Product design is the first lever available to improve financial wellbeing. Good design can make distribution easier, and engagement after sale easier.

Similarly, behavioural interventions during distribution and after-sale engagement can be used to reduce the impact of poor design, but this often has lower efficacy than addressing the problem at source.

Many of the problems we have explored in this book come through poor product design. The simple act of removing the problematic design features can solve the problem. The following are some examples:

  1. The ability to give discretionary discounts to mortgagees reduces transparency and can lead to less-sophisticated customers paying higher interest. Common rates across customers advertised up-front would reduce that harm.

  2. Savers and borrowers are more attentive to initial rates (e.g. honeymoon rates) than to rates they will ultimately pay. A design with a lower initial rate will tend to lead consumers to underestimate the future costs of borrowing and to overborrow. Fixed flat interest rates can reduce that problem.

  3. Balance transfer discounts on credit cards can lead to some customers paying substantial interest when their discount period ends, having either miscalculated the likelihood of clearing their debt in advance, or through simple lapse and failing to take an action such as moving to another card. Replacing balance transfer discounts with a lower flat interest rate through time can reduce that problem.

These remedies are not, however, without cost. There are typically trade-offs between customers (and obviously for the firm itself). For instance, the removal of discretionary mortgage discounts may result in some borrowers paying more, and may even result in less credit availability for high-risk borrowers.

Similarly, balance transfer policies help credit card holders on net. The amount of credit card debt in Australia accruing interest has not increased in the last 15 years despite a more than 50% increase in credit card debt. The distribution of those payments, however, has changed markedly.

20.1 Save More Tomorrow

The classic example of successful design of a financial product is Thaler and Benartzi’s (2004) Save More Tomorrow Program.
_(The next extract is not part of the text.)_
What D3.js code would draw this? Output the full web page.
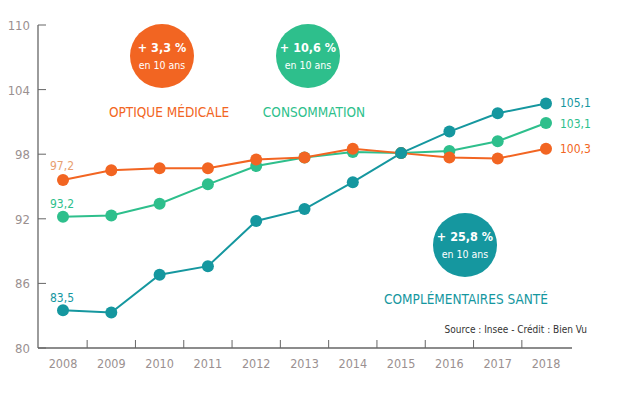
<!DOCTYPE html>
<html><head><meta charset="utf-8">
<script src="https://cdn.jsdelivr.net/npm/d3@7"></script>
<style>body{margin:0;background:#fff}text{font-family:"DejaVu Sans Condensed","Roboto",sans-serif}</style>
</head><body><div id="chart"></div>
<script>
var years = [2008,2009,2010,2011,2012,2013,2014,2015,2016,2017,2018];
var optique = [95.6,96.5,96.7,96.7,97.5,97.7,98.5,98.1,97.7,97.6,98.5];
var conso = [92.2,92.3,93.4,95.2,96.9,97.7,98.2,98.1,98.3,99.2,100.9];
var complementaires = [83.5,83.3,86.8,87.6,91.8,92.9,95.4,98.1,100.1,101.8,102.7];
var yTicks = [80,86,92,98,104,110];

var width = 618, height = 401;
var svg = d3.select("#chart").append("svg").attr("width", width).attr("height", height);

var xScale = d3.scaleLinear().domain([2008,2018]).range([63,546]);
var yScale = d3.scaleLinear().domain([80,110]).range([348,25]);
var grey = "#666", lab = "#9a9090";

// axes
svg.append("line").attr("x1",38).attr("x2",38).attr("y1",25).attr("y2",348).attr("stroke",grey).attr("stroke-width",1.3);
svg.append("line").attr("x1",38).attr("x2",572).attr("y1",348).attr("y2",348).attr("stroke",grey).attr("stroke-width",1.3);
yTicks.forEach(function(t){
  svg.append("line").attr("x1",38).attr("x2",46).attr("y1",yScale(t)).attr("y2",yScale(t)).attr("stroke",grey);
  svg.append("text").attr("x",30).attr("y",yScale(t)+5).attr("text-anchor","end").attr("fill",lab).attr("font-size",13).text(t);
});
years.forEach(function(y,i){
  if (i < years.length-1) {
    var xm = (xScale(y)+xScale(years[i+1]))/2;
    svg.append("line").attr("x1",xm).attr("x2",xm).attr("y1",348).attr("y2",340).attr("stroke",grey);
  }
  svg.append("text").attr("x",xScale(y)).attr("y",368).attr("text-anchor","middle").attr("fill",lab).attr("font-size",12.5).text(y);
});

function series(vals, color) {
  var line = d3.line().x(function(d,i){return xScale(years[i]);}).y(function(d){return yScale(d);});
  svg.append("path").datum(vals).attr("d",line).attr("fill","none").attr("stroke",color).attr("stroke-width",2);
  svg.selectAll(null).data(vals).enter().append("circle")
    .attr("cx",function(d,i){return xScale(years[i]);}).attr("cy",function(d){return yScale(d);})
    .attr("r",6).attr("fill",color);
}
var cO = "#f26522", cG = "#2ebf8c", cT = "#15979f";
series(conso, cG);
series(optique, cO);
series(complementaires, cT);

function txt(x,y,s,c,size,anchor,weight){
  svg.append("text").attr("x",x).attr("y",y).attr("fill",c).attr("font-size",size)
    .attr("text-anchor",anchor||"start").attr("font-weight",weight||"normal").text(s);
}
txt(50,170,"97,2","#e8a070",12);
txt(50,208,"93,2",cG,12);
txt(50,302,"83,5",cT,12);
txt(560,107,"105,1",cT,12);
txt(560,128,"103,1",cG,12);
txt(560,153,"100,3",cO,12);

function bubble(cx,cy,c,big){
  svg.append("circle").attr("cx",cx).attr("cy",cy).attr("r",32).attr("fill",c);
  txt(cx,cy-4,big,"#fff",12.5,"middle","bold");
  txt(cx,cy+13,"en 10 ans","#fff",10.5,"middle");
}
bubble(162,56,cO,"+ 3,3 %");
bubble(308,56,cG,"+ 10,6 %");
bubble(465,245,cT,"+ 25,8 %");
txt(169,117,"OPTIQUE MÉDICALE",cO,13.5,"middle");
txt(314,117,"CONSOMMATION",cG,13.5,"middle");
txt(466,304,"COMPLÉMENTAIRES SANTÉ",cT,13.5,"middle");
txt(587,333,"Source : Insee - Crédit : Bien Vu","#333",10,"end");
</script></body></html>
Under Save More Tomorrow, customers are asked to commit in advance to allocating a fraction of their future salary increases toward their retirement savings accounts.

Save More Tomorrow is designed to reduce loss aversion as a factor in deciding contribution amounts. A commitment of a proportion of pay rises means that the contribution can increase over time, but pay never decreases. The program capitalises on their propensity to stick with the status quo, as people are unlikely to unwind their future commitments despite being able to opt out at any time. That ability opt out also reduces regret/disappointment aversion.

The first tests of the Save More Tomorrow program resulted in 78 per cent of those offered the plan joining, 80% of those remaining in the plan through the fourth pay rise, and average savings rates increasing from 3.5% to 13.6% over 40 months. (Note the savings rate is higher than the default rate in Australia. Could the default in Australia create a low anchor for some people?)